On a very superficial level you can already apply some of Williamson’s
ideas to content you see in games now. The space marine image derived from
Warhammer 40K or Aliens is borrowed heavily. Sexualizing the female form to
play to male conditioning. Elves that look like Tolkein’s elves because people
recognize that shape. Orcs that look like green nasty things because that’s
what other people have done. This is obvious and you don’t need me to spell it
all out. Games borrow these preconceptions and expectations because it’s likely
their referents are already in our heads. We’ve all seen these movies, played
previous games, or read these books.
What’s interesting about games is that they also generate
their own referential and differential systems at the same time that all of
this stuff is being juxtaposed with our models of reality and our models of the
game’s system. That is, it’s borrowing the visuals for the orc but also
assigning various values like HP, damage, and other values generated by the
game design. Unlike the ad, interaction in the video game creates an additional
layer of meaning.
Several interesting questions are raised by this, the
largest being how much conflict can there be between the referential visual
system and the differential game design system? This isn’t a new concept, Clint
Hocking coined the term ludonarrative dissonance to describe when the content and design are experiencing disconnect. The issue,
when using Williamson’s formula, is the fact that she asserts there is no need
for there to be a connection between the two. The dissonance is what
gives it meaning, not the corroboration. Hocking is presuming the opposite.
The revelation here is abandoning the notion, like ads long
ago did, that the content is speaking to the player. It goes beyond just a
translation between visual images and systemic values. It isn’t just X =
attack. Instead a vast web of associations and meanings that cross from content
to system, then back again are all in play. The NPC giving you a quest is not
JUST a downtrodden peasant nor are they JUST a quest-giver. They are metaphors
for one another with two separate sets of values. One comes internally from the
game design and one comes from the content and our own cultural values.
This constant system of visual and audio metaphor taking on
systemic meaning is akin to a specific kind of metaphor. James Geary breaks
down the metaphor process in his book I is an Other. Metaphors are an extension of our natural desire for pattern recognition. We
naturally assign agency and consciousness to things we don’t immediately
understand.

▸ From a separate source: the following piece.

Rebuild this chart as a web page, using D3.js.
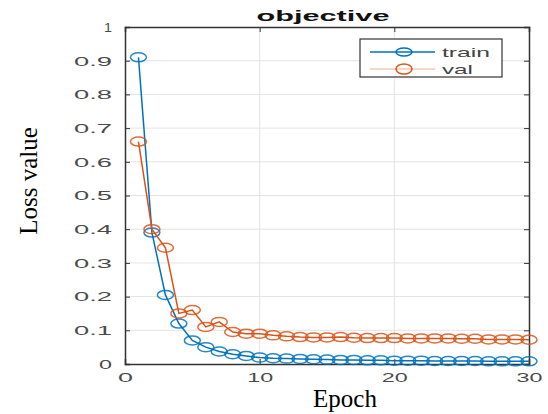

A knock on a wall becomes a ghost, a flash of light a UFO. You deal
with something new by basing it on the familiar. Geary goes over many different
types of metaphors but I think with games it might be better to focus on the
scientific variety. This is because scientists have to struggle with the presence
of literal scientific information and the need for analogy so people can
understand it.
J. Robert Oppenheimer, quoted in the book, explains it like
this, “We cannot learn to be surprised or
astonished at something unless we have a view of how it ought to be; and that
view is almost certainly an analogy. We cannot learn that we have made a
mistake unless we can make a mistake; and our mistake is almost always in the
form of an analogy to some other piece of experience.” Scientific analogies
develop slowly. You begin in the subjective by asking something basic like is
the Earth formed like Tapioca. You do tests, you compile results, and
eventually you start to put together a model of the system. Metaphor tells you
what things are like, not what they are. Eventually as you gain complete
understanding of the system you dispense with the metaphor.

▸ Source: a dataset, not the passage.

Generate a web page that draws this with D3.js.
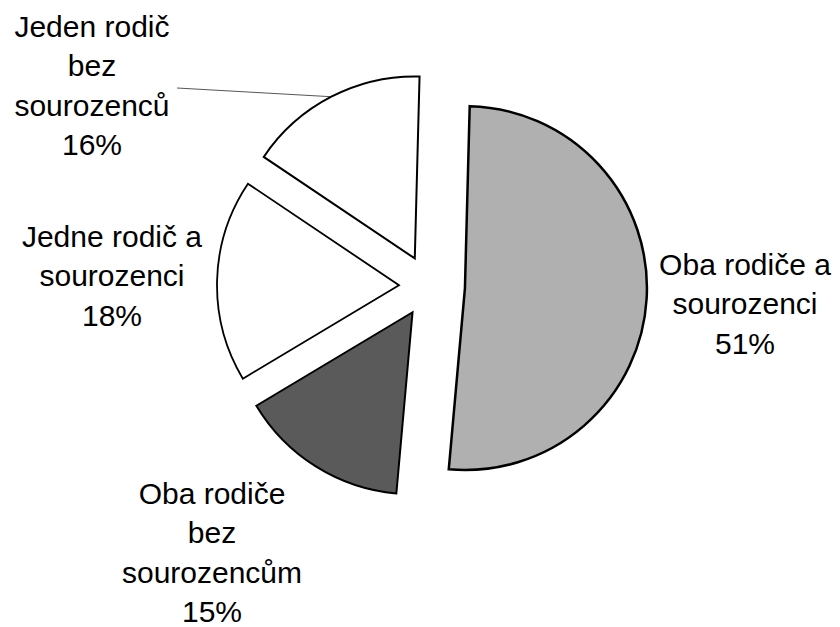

When we say the dissonance is what generates meaning in a
system narrative, we mean that the relationship between unrelated systems, the
referential mechanism of both value from game design and the analogies in
content is where it comes from. Sticking these two things alongside each other
establishes the connection, our minds will find it in the same way they make
associations with an ad. Pressing X is attack. This does damage. I need to
damage this thing. I know all of this because of the complex series of
animations and signals the game sends to me. Competing with all this is the
slow erosion of those first subjective impressions as the player goes from
subjective to objective, from the analogy to the system. That transition
process is where the bulk of the narrative takes place through metaphor and new
experiences. New subjective information must constantly be added for the player
to base their constantly developing model of the game design.

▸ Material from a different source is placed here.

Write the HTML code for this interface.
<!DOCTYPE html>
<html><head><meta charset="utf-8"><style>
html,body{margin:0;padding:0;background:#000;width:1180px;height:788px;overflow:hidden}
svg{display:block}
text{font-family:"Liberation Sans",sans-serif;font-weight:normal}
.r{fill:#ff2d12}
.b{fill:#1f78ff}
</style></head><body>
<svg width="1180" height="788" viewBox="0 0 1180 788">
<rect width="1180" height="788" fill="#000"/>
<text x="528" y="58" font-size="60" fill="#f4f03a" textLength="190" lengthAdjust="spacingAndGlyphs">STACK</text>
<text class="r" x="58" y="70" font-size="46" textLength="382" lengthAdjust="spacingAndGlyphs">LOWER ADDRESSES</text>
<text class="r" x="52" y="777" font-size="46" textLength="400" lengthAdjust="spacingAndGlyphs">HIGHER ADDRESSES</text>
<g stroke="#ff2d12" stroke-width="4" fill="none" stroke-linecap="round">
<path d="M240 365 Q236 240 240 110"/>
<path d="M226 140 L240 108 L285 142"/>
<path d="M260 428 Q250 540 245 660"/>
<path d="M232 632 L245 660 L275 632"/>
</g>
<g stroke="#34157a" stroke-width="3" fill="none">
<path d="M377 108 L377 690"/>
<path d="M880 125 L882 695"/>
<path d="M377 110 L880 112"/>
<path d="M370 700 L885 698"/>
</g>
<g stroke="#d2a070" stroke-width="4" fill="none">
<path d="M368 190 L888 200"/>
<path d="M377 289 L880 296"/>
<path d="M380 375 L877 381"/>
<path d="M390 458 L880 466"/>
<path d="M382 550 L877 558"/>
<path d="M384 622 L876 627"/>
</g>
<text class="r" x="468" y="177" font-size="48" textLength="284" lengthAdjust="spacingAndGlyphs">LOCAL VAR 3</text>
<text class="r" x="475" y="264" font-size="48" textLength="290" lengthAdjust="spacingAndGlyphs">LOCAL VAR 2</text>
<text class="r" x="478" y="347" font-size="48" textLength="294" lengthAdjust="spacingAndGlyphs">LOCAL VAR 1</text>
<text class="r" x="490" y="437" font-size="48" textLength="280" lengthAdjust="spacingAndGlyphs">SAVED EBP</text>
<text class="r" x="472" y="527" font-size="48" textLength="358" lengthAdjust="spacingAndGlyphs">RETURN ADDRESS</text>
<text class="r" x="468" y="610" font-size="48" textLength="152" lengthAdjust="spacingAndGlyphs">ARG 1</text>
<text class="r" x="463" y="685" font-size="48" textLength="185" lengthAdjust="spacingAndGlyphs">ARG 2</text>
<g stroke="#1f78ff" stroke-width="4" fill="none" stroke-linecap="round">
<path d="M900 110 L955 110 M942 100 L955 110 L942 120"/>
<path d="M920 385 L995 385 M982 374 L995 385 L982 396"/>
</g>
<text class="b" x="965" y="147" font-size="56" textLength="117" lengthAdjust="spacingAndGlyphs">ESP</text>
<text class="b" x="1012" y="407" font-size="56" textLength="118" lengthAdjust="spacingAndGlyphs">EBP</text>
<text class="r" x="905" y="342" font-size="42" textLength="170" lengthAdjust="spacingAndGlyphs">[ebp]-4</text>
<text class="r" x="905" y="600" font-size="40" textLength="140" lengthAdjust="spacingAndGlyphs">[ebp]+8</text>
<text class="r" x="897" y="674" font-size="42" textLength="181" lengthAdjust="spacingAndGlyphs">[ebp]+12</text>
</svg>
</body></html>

The necessity for this kind of approach is that most games
already look like this. A systems narrative has several common features.
Characters do not change independently, they are static until the system coerces
change. The narrative consists of ever-shifting viewpoints of the system and
various changes enacted there. These effects are observed as they spread and characters
respond to them. Examples of this in other mediums would be something like The
Wire, Virginia Woolf’s To The Lighthouse, or Joseph Heller’s Catch-22. I
am mostly proposing abandoning half-ass attempts to shoehorn in literary
conventions and conversely avoiding totally ignoring the attempts of games to
tell their own unique brand of story.
We’ll see how it goes, it is time for me to focus on
individual classics and modern games with a particular critical lens. We’ll see
if this has any legs when going over a variety of individual examples.
2 comments:
Great post! I have some things to say about this in regards to "ethics" games like Sweatshop. This recent post on "The Fascist Politics of the Infinite Respawn" spurred me to get started, I think it is very relevant: http://ohnovideogames.com/the-fascist-politics-of-the-infinite-respawn
I am routinely impressed with yr essays. I hope they are collected and published some day.